La GAMeC – Galleria d’Arte Moderna e Contemporanea di Bergamo ospita Hysterical Strength, prima personale in Italia dell’artista Luke Willis Thompson (Auckland, 1988; vive e lavora a Londra).
La mostra è curata da Edoardo Bonaspetti, guest curator di un nuovo programma di mostre promosso nell’ambito del Premio Lorenzo Bonaldi per l’Arte – EnterPrize.

Luke Willis Thompson presenta la trilogia di film Untitled Trilogy (2016-2018) e un nuovo lavoro site specific, Black Leadership (2019), ognuno dei quali esamina il rapporto tra le persone e la loro rappresentazione.

Il primo lavoro, Cemetery of Uniforms and Liveries (2016), è un video in 16 mm in bianco e nero, senza sonoro, che ritrae due giovani uomini londinesi.
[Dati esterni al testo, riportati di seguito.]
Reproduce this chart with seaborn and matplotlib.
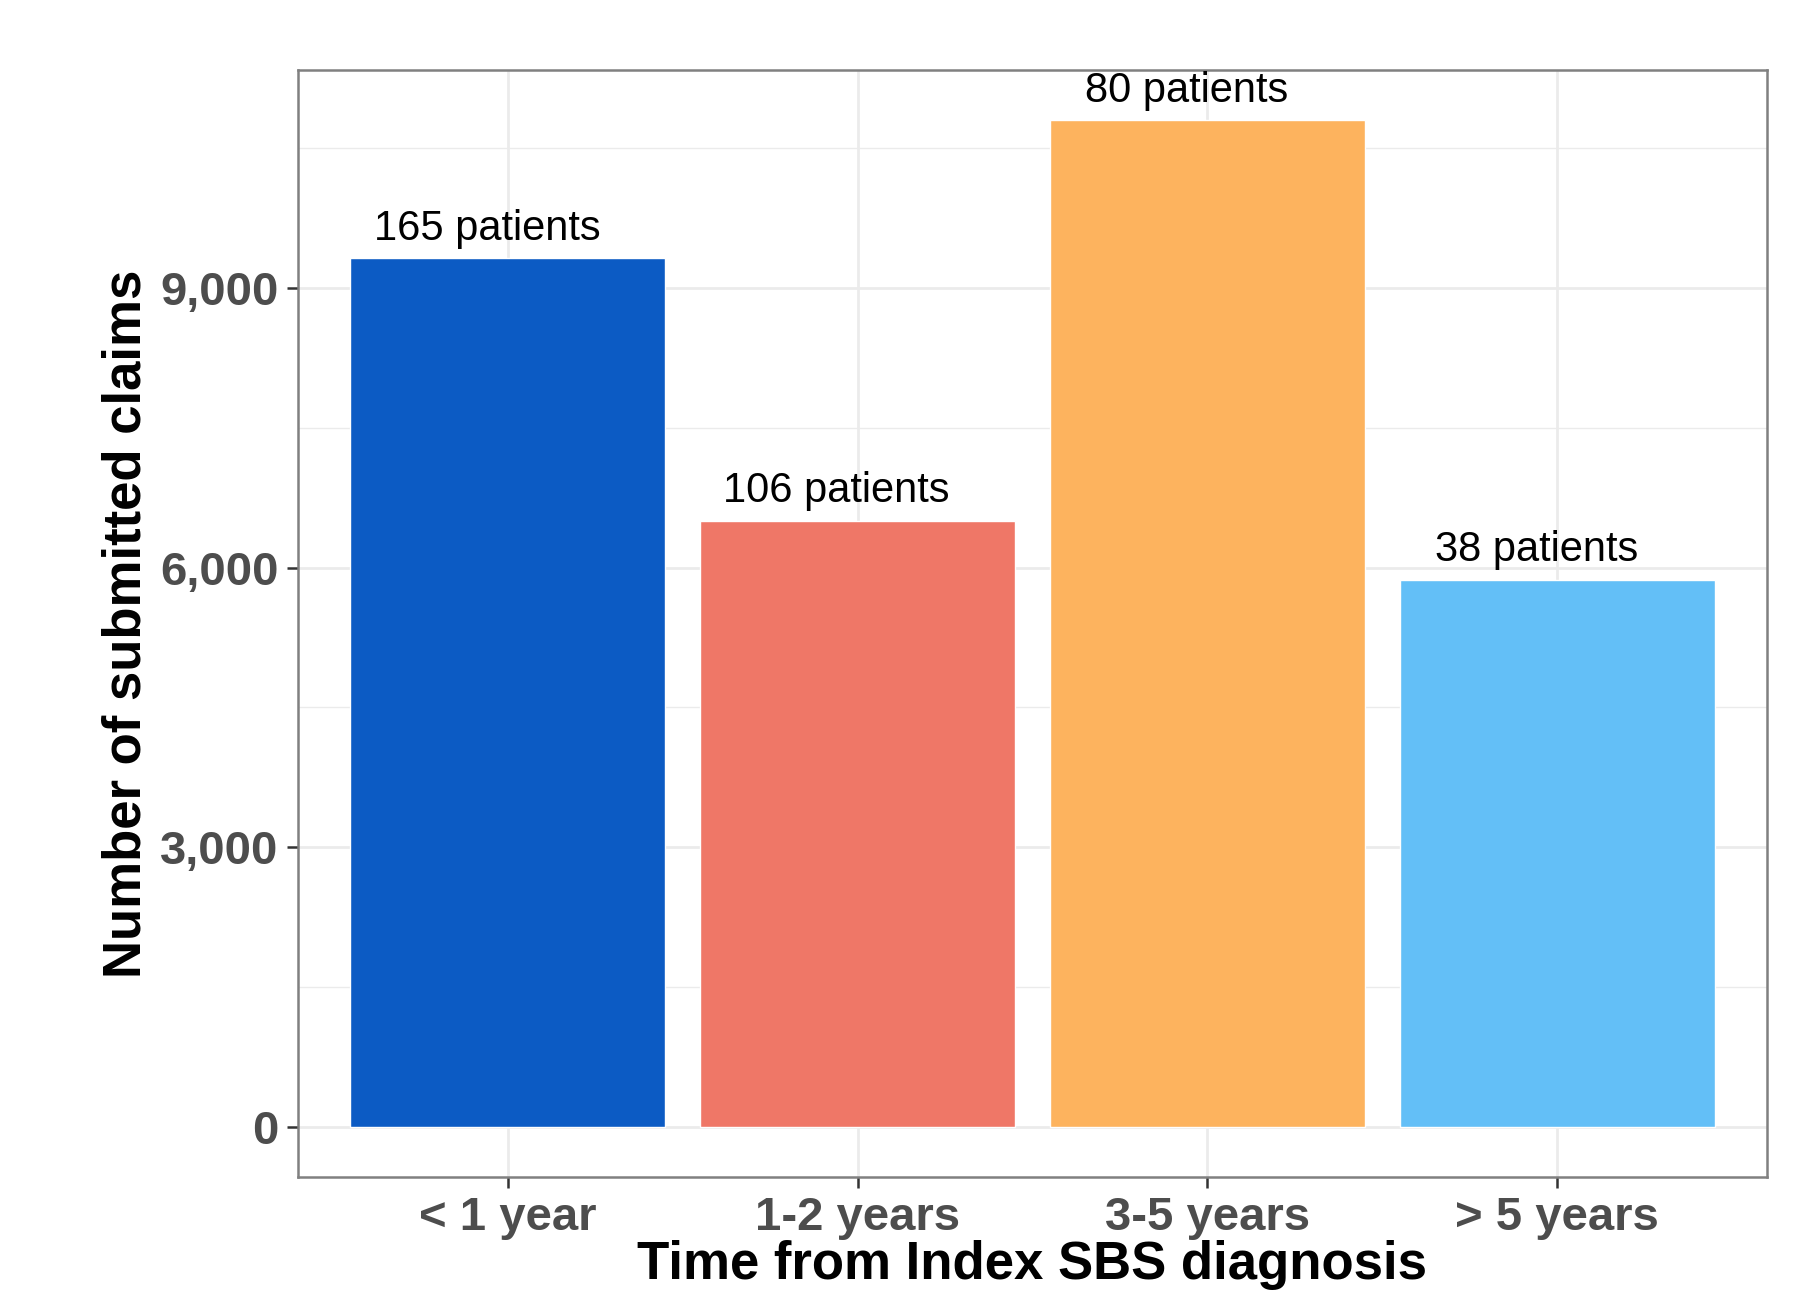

Nell’opera, Thompson replica esattamente gli Screen Tests (1964-66) di Andy Warhol, una serie di ritratti filmati che aveva come protagonisti celebrità della scena newyorkese, per lo più bianchi.
Questa appropriazione tiene conto delle differenti qualità formali delle riprese –contrasti elevati, inquadrature in primo piano contrapposte a sfondi minimalisti, un ritmo rallentato e distorto – e riposiziona gli Screen Tests di Warhol all’interno di una complessa storia della fotografia, collegandoli a temi razziali.

Autoportrait (2017) è un ritratto girato in 35mm, in bianco e nero e senza sonoro, di Diamond Reynolds. Thompson lo descrive come la risposta a una “call” della ragazza a seguito della condivisione live di un video realizzato con il suo cellulare, divenuto virale quasi istantaneamente in tutto il mondo.

Trasferendo l’iniziale “celebrità” di Reynolds da un’esposizione su larga scala all’ambiente controllato di un set cinematografico, Thompson la invita a realizzare un secondo video, una versione-tributo in cui la sua resilienza diviene soggetto della performance.

In _Human (2018), Thompson mette in scena la trasposizione filmica della scultura My Mother, My Father, My Sister, My Brother (1997), una fragile struttura architettonica costituita da alcuni frammenti di pelle dell’artista britannico Donald Rodney (1961-1998). Grazie a una telecamera automatizzata, questo film in 35mm rende visibile la materialità ideologica tipica dell’opera di Rodney, al punto da attivare una fusione tra la pelle dell’artista e il girato di Thompson. Questa analogia si estende ulteriormente all’interno della struttura del lavoro, composta da un montaggio di 42 sequenze, conformi al profilo genetico presente nelle cellule dei fratelli di Thompson. In questo modo, le fisicità di Thompson e di Rodney si intrecciano con la sostanza stessa del film.

Accanto a Untitled Trilogy (2016-2018) viene presentato un nuovo lavoro, Black Leadership (2019), che prende spunto dai dibattiti recentemente scaturiti nel mondo dell’arte sul diritto di una persona a rappresentare il dolore altrui.
Thompson prende le distanze da qualsiasi atto di critica e produce un’opera focalizzata sui temi del linguaggio e del potere, e sulla frammentazione psicologica del “sé” nell’era dei mass media e della comunicazione digitale.

 

Luke Willis Thompson (Auckland, 1988) vive e lavora a Londra.
Tra le sue mostre personali: _Human, Kunsthalle Basel; Luke Willis Thompson, Adam Art Gallery, Wellington (2018); autoportrait, Chisenhale Gallery, Londra (2017); Cemetery of Uniforms and Liveries, Galerie Nagel Draxler, Berlino; Sucu Mate/Born Dead, Hopkinson Mossman, Auckland; and Misadventure, IMA, Brisbane (2016). Ha preso parte a mostre collettive tra cui la 10a Biennale di Berlino (2018); la 32 a Biennale di São Paulo e la Biennale di Montréal (2016); e Surround Audience, New Museum Triennial, New York (2015).
Thompson ha vinto il Walters’ Prize nel 2014, il Deutsche Börse Photography Foundation Prize nel 2018, ed è stato tra i nominati per il 34° Turner Prize (2018-2019).